◆ GIVEN INFORMATION ◆

** START **

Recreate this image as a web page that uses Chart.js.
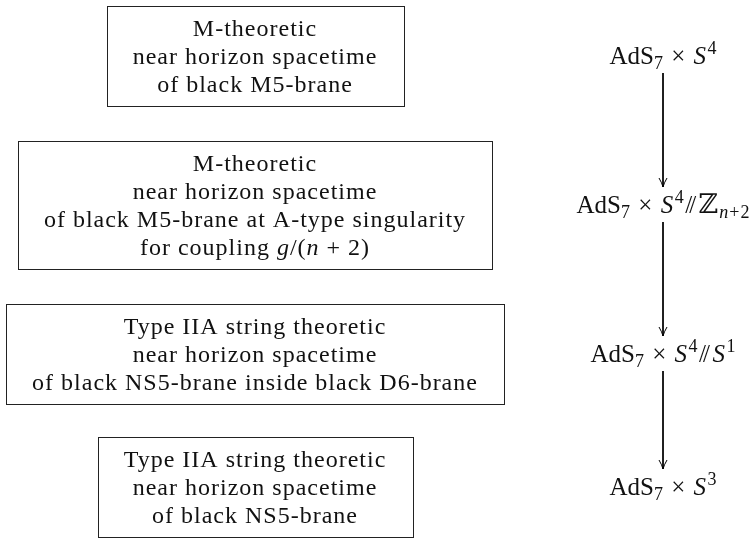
<!DOCTYPE html>
<html>
<head>
<meta charset="utf-8">
<script src="https://cdn.jsdelivr.net/npm/chart.js@4"></script>
<style>
  html, body { margin: 0; padding: 0; background: #fff; }
  #wrap { width: 751px; height: 538px; position: relative; }
</style>
</head>
<body>
<div id="wrap"><canvas id="diagram"></canvas></div>
<script>
// left column: descriptions, one box per row ($..$ = italic)
const boxLines = [
  ["M-theoretic", "near horizon spacetime", "of black M5-brane"],
  ["M-theoretic", "near horizon spacetime", "of black M5-brane at A-type singularity", "for coupling $g$/($n$ + 2)"],
  ["Type IIA string theoretic", "near horizon spacetime", "of black NS5-brane inside black D6-brane"],
  ["Type IIA string theoretic", "near horizon spacetime", "of black NS5-brane"]
];

// right column: the spacetimes, as [text, style] pieces
const spaceLabels = [
  [["AdS"], ["7", "sub"], ["\u00d7", "bin"], ["S", "it"], ["4", "sup"]],
  [["AdS"], ["7", "sub"], ["\u00d7", "bin"], ["S", "it"], ["4", "sup"], ["/", "dbl"], ["\u2124", "bb"], ["n", "itsub"], ["+", "subbin"], ["2", "sub"]],
  [["AdS"], ["7", "sub"], ["\u00d7", "bin"], ["S", "it"], ["4", "sup"], ["/", "dbl"], ["S", "it"], ["1", "sup"]],
  [["AdS"], ["7", "sub"], ["\u00d7", "bin"], ["S", "it"], ["3", "sup"]]
];

// row centres and the two columns (diagram units = px)
const rowY = [56, 205, 354, 487];
const colX = [255, 663];

// arrows between the spacetimes (row index from -> to)
const arrowFrom = [0, 1, 2];
const arrowTo = [1, 2, 3];

const FONT = "'Liberation Serif', 'DejaVu Serif', serif";
const TEXT_SIZE = 24;
const MATH_SIZE = 25;
const LINE_H = 28;
const PAD_X = 26, PAD_Y = 8;
const GAP_TOP = 17, GAP_BOT = 18;

function fontFor(style, size) {
  const small = style && (style.indexOf("sub") >= 0 || style === "sup");
  const it = style && style.indexOf("it") >= 0;
  const px = small ? Math.round(size * 0.72) : (style === "bb" ? size + 2 : size);
  return (it ? "italic " : "") + px + "px " + FONT;
}

function parseLine(str) {
  // split "$x$" pieces into italic segments
  const out = [];
  str.split("$").forEach((s, i) => { if (s) out.push([s, i % 2 ? "it" : ""]); });
  return out;
}

function segWidth(ctx, seg, size) {
  const st = seg[1] || "";
  ctx.font = fontFor(st, size);
  const w = ctx.measureText(seg[0]).width;
  if (st === "dbl") return w + 8;
  if (st === "bin") return w + size * 0.5 + 4;
  if (st === "subbin") return w + 2;
  if (st === "bb") return w + 1;
  if (st === "it" && size === MATH_SIZE) return w + 1.5;
  return w;
}

function drawRich(ctx, segs, cx, cy, size, spacing) {
  ctx.letterSpacing = spacing + "px";
  const widths = segs.map(s => segWidth(ctx, s, size));
  const total = widths.reduce((a, b) => a + b, 0);
  let x = cx - total / 2;
  const base = cy + size * 0.33;
  ctx.textAlign = "left";
  ctx.textBaseline = "alphabetic";
  segs.forEach((s, i) => {
    const st = s[1] || "";
    ctx.font = fontFor(st, size);
    let y = base;
    if (st.indexOf("sub") >= 0) y = base + size * 0.2;
    if (st === "sup") y = base - size * 0.4;
    if (st === "dbl") {
      ctx.fillText(s[0], x + 1.5, y);
      ctx.fillText(s[0], x + 5.5, y);
    } else if (st === "bin") {
      ctx.fillText(s[0], x + size * 0.25 + 2, y);
    } else if (st === "subbin") {
      ctx.fillText(s[0], x + 1, y);
    } else {
      ctx.fillText(s[0], x, y);
    }
    x += widths[i];
  });
  ctx.letterSpacing = "0px";
  return total;
}

const diagramPlugin = {
  id: "diagram",
  afterDatasetsDraw(chart) {
    const ctx = chart.ctx;
    ctx.save();
    ctx.fillStyle = "#111";

    // boxed descriptions
    chart.getDatasetMeta(0).data.forEach((pt, i) => {
      const lines = boxLines[i].map(parseLine);
      ctx.letterSpacing = "1px";
      const w = Math.max(...lines.map(l => l.reduce((a, s) => a + segWidth(ctx, s, TEXT_SIZE), 0)));
      ctx.letterSpacing = "0px";
      const h = lines.length * LINE_H + 2 * PAD_Y;
      const left = Math.round(pt.x - w / 2 - PAD_X) + 0.5;
      const top = Math.round(pt.y - h / 2) + 0.5;
      ctx.strokeStyle = "#222";
      ctx.lineWidth = 1;
      ctx.strokeRect(left, top, Math.round(w + 2 * PAD_X), Math.round(h));
      lines.forEach((l, j) => {
        const cy = pt.y - h / 2 + PAD_Y + LINE_H * (j + 0.5);
        drawRich(ctx, l, pt.x, cy, TEXT_SIZE, 1);
      });
    });

    // spacetime labels
    chart.getDatasetMeta(1).data.forEach((pt, i) => {
      drawRich(ctx, spaceLabels[i], pt.x, pt.y, MATH_SIZE, 0);
    });

    // arrow heads at the end of each arrow line
    for (let k = 2; k < chart.data.datasets.length; k++) {
      const pts = chart.getDatasetMeta(k).data;
      const tip = pts[pts.length - 1];
      ctx.strokeStyle = "#000";
      ctx.lineWidth = 1;
      ctx.beginPath();
      ctx.moveTo(tip.x - 4, tip.y - 9);
      ctx.quadraticCurveTo(tip.x - 1, tip.y - 4, tip.x, tip.y);
      ctx.quadraticCurveTo(tip.x + 1, tip.y - 4, tip.x + 4, tip.y - 9);
      ctx.stroke();
    }
    ctx.restore();
  }
};

const datasets = [
  { label: "descriptions", data: rowY.map(y => ({ x: colX[0], y })), pointRadius: 0, showLine: false },
  { label: "spacetimes", data: rowY.map(y => ({ x: colX[1], y })), pointRadius: 0, showLine: false }
];
arrowFrom.forEach((f, i) => {
  datasets.push({
    label: "arrow " + (i + 1),
    data: [
      { x: colX[1], y: rowY[f] + GAP_TOP },
      { x: colX[1], y: rowY[arrowTo[i]] - GAP_BOT }
    ],
    showLine: true,
    borderColor: "#000",
    borderWidth: 1,
    pointRadius: 0
  });
});

new Chart(document.getElementById("diagram").getContext("2d"), {
  type: "scatter",
  data: { datasets },
  options: {
    responsive: true,
    maintainAspectRatio: false,
    animation: false,
    layout: { padding: 0 },
    plugins: { legend: { display: false }, tooltip: { enabled: false } },
    scales: {
      x: { type: "linear", min: 0, max: 751, display: false },
      y: { type: "linear", min: 0, max: 538, reverse: true, display: false }
    }
  },
  plugins: [diagramPlugin]
});
</script>
</body>
</html>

** END **

◆ PROBLEM REQUIREMENTS ◆
Please write out all the data again word for word, but not the pictures.

◆ FINAL RESULT ◆
Recreate this image as a web page that uses Chart.js.
<!DOCTYPE html>
<html>
<head>
<meta charset="utf-8">
<script src="https://cdn.jsdelivr.net/npm/chart.js@4"></script>
<style>
  html, body { margin: 0; padding: 0; background: #fff; }
  #wrap { width: 751px; height: 538px; position: relative; }
</style>
</head>
<body>
<div id="wrap"><canvas id="diagram"></canvas></div>
<script>
// left column: descriptions, one box per row ($..$ = italic)
const boxLines = [
  ["M-theoretic", "near horizon spacetime", "of black M5-brane"],
  ["M-theoretic", "near horizon spacetime", "of black M5-brane at A-type singularity", "for coupling $g$/($n$ + 2)"],
  ["Type IIA string theoretic", "near horizon spacetime", "of black NS5-brane inside black D6-brane"],
  ["Type IIA string theoretic", "near horizon spacetime", "of black NS5-brane"]
];

// right column: the spacetimes, as [text, style] pieces
const spaceLabels = [
  [["AdS"], ["7", "sub"], ["\u00d7", "bin"], ["S", "it"], ["4", "sup"]],
  [["AdS"], ["7", "sub"], ["\u00d7", "bin"], ["S", "it"], ["4", "sup"], ["/", "dbl"], ["\u2124", "bb"], ["n", "itsub"], ["+", "subbin"], ["2", "sub"]],
  [["AdS"], ["7", "sub"], ["\u00d7", "bin"], ["S", "it"], ["4", "sup"], ["/", "dbl"], ["S", "it"], ["1", "sup"]],
  [["AdS"], ["7", "sub"], ["\u00d7", "bin"], ["S", "it"], ["3", "sup"]]
];

// row centres and the two columns (diagram units = px)
const rowY = [56, 205, 354, 487];
const colX = [255, 663];

// arrows between the spacetimes (row index from -> to)
const arrowFrom = [0, 1, 2];
const arrowTo = [1, 2, 3];

const FONT = "'Liberation Serif', 'DejaVu Serif', serif";
const TEXT_SIZE = 24;
const MATH_SIZE = 25;
const LINE_H = 28;
const PAD_X = 26, PAD_Y = 8;
const GAP_TOP = 17, GAP_BOT = 18;

function fontFor(style, size) {
  const small = style && (style.indexOf("sub") >= 0 || style === "sup");
  const it = style && style.indexOf("it") >= 0;
  const px = small ? Math.round(size * 0.72) : (style === "bb" ? size + 2 : size);
  return (it ? "italic " : "") + px + "px " + FONT;
}

function parseLine(str) {
  // split "$x$" pieces into italic segments
  const out = [];
  str.split("$").forEach((s, i) => { if (s) out.push([s, i % 2 ? "it" : ""]); });
  return out;
}

function segWidth(ctx, seg, size) {
  const st = seg[1] || "";
  ctx.font = fontFor(st, size);
  const w = ctx.measureText(seg[0]).width;
  if (st === "dbl") return w + 8;
  if (st === "bin") return w + size * 0.5 + 4;
  if (st === "subbin") return w + 2;
  if (st === "bb") return w + 1;
  if (st === "it" && size === MATH_SIZE) return w + 1.5;
  return w;
}

function drawRich(ctx, segs, cx, cy, size, spacing) {
  ctx.letterSpacing = spacing + "px";
  const widths = segs.map(s => segWidth(ctx, s, size));
  const total = widths.reduce((a, b) => a + b, 0);
  let x = cx - total / 2;
  const base = cy + size * 0.33;
  ctx.textAlign = "left";
  ctx.textBaseline = "alphabetic";
  segs.forEach((s, i) => {
    const st = s[1] || "";
    ctx.font = fontFor(st, size);
    let y = base;
    if (st.indexOf("sub") >= 0) y = base + size * 0.2;
    if (st === "sup") y = base - size * 0.4;
    if (st === "dbl") {
      ctx.fillText(s[0], x + 1.5, y);
      ctx.fillText(s[0], x + 5.5, y);
    } else if (st === "bin") {
      ctx.fillText(s[0], x + size * 0.25 + 2, y);
    } else if (st === "subbin") {
      ctx.fillText(s[0], x + 1, y);
    } else {
      ctx.fillText(s[0], x, y);
    }
    x += widths[i];
  });
  ctx.letterSpacing = "0px";
  return total;
}

const diagramPlugin = {
  id: "diagram",
  afterDatasetsDraw(chart) {
    const ctx = chart.ctx;
    ctx.save();
    ctx.fillStyle = "#111";

    // boxed descriptions
    chart.getDatasetMeta(0).data.forEach((pt, i) => {
      const lines = boxLines[i].map(parseLine);
      ctx.letterSpacing = "1px";
      const w = Math.max(...lines.map(l => l.reduce((a, s) => a + segWidth(ctx, s, TEXT_SIZE), 0)));
      ctx.letterSpacing = "0px";
      const h = lines.length * LINE_H + 2 * PAD_Y;
      const left = Math.round(pt.x - w / 2 - PAD_X) + 0.5;
      const top = Math.round(pt.y - h / 2) + 0.5;
      ctx.strokeStyle = "#222";
      ctx.lineWidth = 1;
      ctx.strokeRect(left, top, Math.round(w + 2 * PAD_X), Math.round(h));
      lines.forEach((l, j) => {
        const cy = pt.y - h / 2 + PAD_Y + LINE_H * (j + 0.5);
        drawRich(ctx, l, pt.x, cy, TEXT_SIZE, 1);
      });
    });

    // spacetime labels
    chart.getDatasetMeta(1).data.forEach((pt, i) => {
      drawRich(ctx, spaceLabels[i], pt.x, pt.y, MATH_SIZE, 0);
    });

    // arrow heads at the end of each arrow line
    for (let k = 2; k < chart.data.datasets.length; k++) {
      const pts = chart.getDatasetMeta(k).data;
      const tip = pts[pts.length - 1];
      ctx.strokeStyle = "#000";
      ctx.lineWidth = 1;
      ctx.beginPath();
      ctx.moveTo(tip.x - 4, tip.y - 9);
      ctx.quadraticCurveTo(tip.x - 1, tip.y - 4, tip.x, tip.y);
      ctx.quadraticCurveTo(tip.x + 1, tip.y - 4, tip.x + 4, tip.y - 9);
      ctx.stroke();
    }
    ctx.restore();
  }
};

const datasets = [
  { label: "descriptions", data: rowY.map(y => ({ x: colX[0], y })), pointRadius: 0, showLine: false },
  { label: "spacetimes", data: rowY.map(y => ({ x: colX[1], y })), pointRadius: 0, showLine: false }
];
arrowFrom.forEach((f, i) => {
  datasets.push({
    label: "arrow " + (i + 1),
    data: [
      { x: colX[1], y: rowY[f] + GAP_TOP },
      { x: colX[1], y: rowY[arrowTo[i]] - GAP_BOT }
    ],
    showLine: true,
    borderColor: "#000",
    borderWidth: 1,
    pointRadius: 0
  });
});

new Chart(document.getElementById("diagram").getContext("2d"), {
  type: "scatter",
  data: { datasets },
  options: {
    responsive: true,
    maintainAspectRatio: false,
    animation: false,
    layout: { padding: 0 },
    plugins: { legend: { display: false }, tooltip: { enabled: false } },
    scales: {
      x: { type: "linear", min: 0, max: 751, display: false },
      y: { type: "linear", min: 0, max: 538, reverse: true, display: false }
    }
  },
  plugins: [diagramPlugin]
});
</script>
</body>
</html>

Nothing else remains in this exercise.